Thursday 24 September 2015

Dissonance painting 3

"Dissonance painting 3: Sense of doubt",  60/43cm, oil on canvas, 2015




According to Jungian psychology, individuation is a process of psychological integration. "In general, it is the process by which individual beings are formed and differentiated [from other human beings]; in particular, it is the development of the psychological individual as a being distinct from the general, collective psychology."

Individuation is a process of transformation whereby the personal and collective unconscious are brought into consciousness (e.g., by means of dreams, active imagination, or free association) to be assimilated into the whole personality. It is a completely natural process necessary for the integration of the psyche. Individuation has a holistic healing effect on the person, both mentally and physically.
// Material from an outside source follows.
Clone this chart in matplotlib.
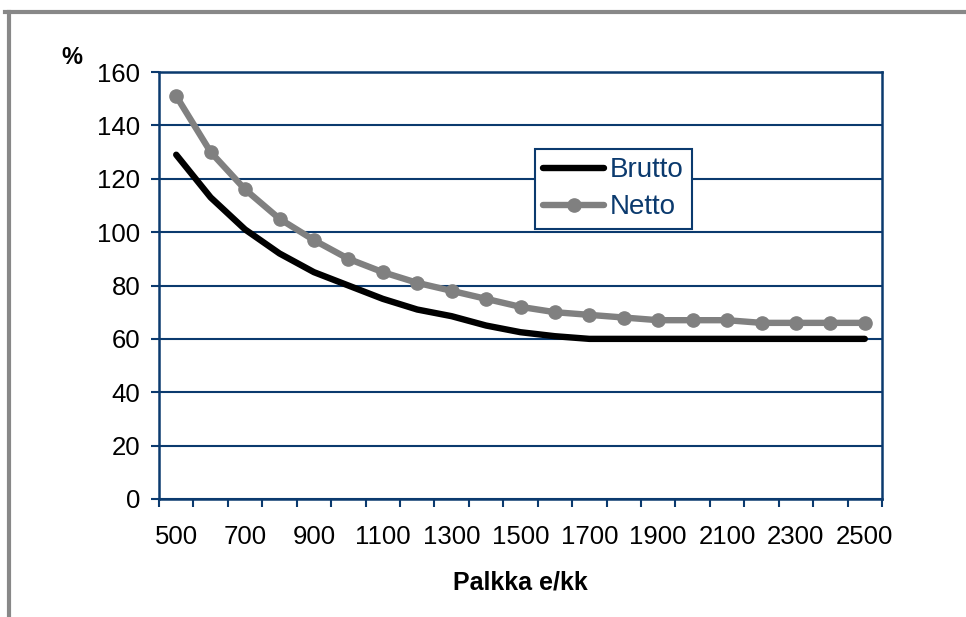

In addition to Jung's theory of complexes, his theory of the individuation process forms conceptions of a phylogenetically acquired unconscious filled with mythic images, a non-sexual libido, the general types of extraversion and introversion, the compensatory and prospective functions of dreams, and the synthetic and constructive approaches to fantasy formation and utilization.

"The symbols of the individuation process . . . mark its stages like milestones, prominent among them for Jungians being the shadow, the wise old man . . . and lastlythe anima in man and the animus in woman." Thus, "There is often a movement from dealing with the persona at the start . . . to the ego at the second stage, to the shadow as the third stage, to the anima or animus, to the Self as the final stage. Some would interpose the Wise Old Man and the Wise Old Woman as spiritual archetypes coming before the final step of the Self."

Sunday 13 September 2015

Dissonance Painting 2: Dual States

"Dissonance painting 2: Dual States ", 60/43cm, oil on canvas, 2015







From the work of Wolfgang Pauli and Carl G. Jung has resulted a philosophical approach, called by Harald Atmanspacher the Pauli-Jung conjecture, of dual-aspect monism which has a very specific further feature, namely that different aspects may show a complementarity in a quantum physical sense. That is, the Pauli-Jung conjecture implies that with regard to mental and physical states there may be incompatible descriptions of different parts that emerge from the whole. This stands in close analogy to quantum physics, where complementary properties cannot be determined jointly with accuracy.




Atmanspacher further refers to Paul Bernays' views on complementarity in physics and in philosophy when he states that "two complementary description mutually exclude each other although both together are needed to describe the situation exhaustively.




In physics, complementarity is a both a theoretical and experimental result of quantum mechanics, also referred as principle of complementarity, closely associated with the Copenhagen interpretation. It holds that objects have complementary properties which cannot be measured accurately at the same time. The more accurately one property is measured, the less accurately the complementary property is measured, according to the Heisenberg uncertainty principle. Further, a full description of a particular type of phenomenon can only be achieved through measurements made in each of the various possible bases — which are thus complementary. The complementarity principle was formulated by Niels Bohr, a leading founder of quantum mechanics.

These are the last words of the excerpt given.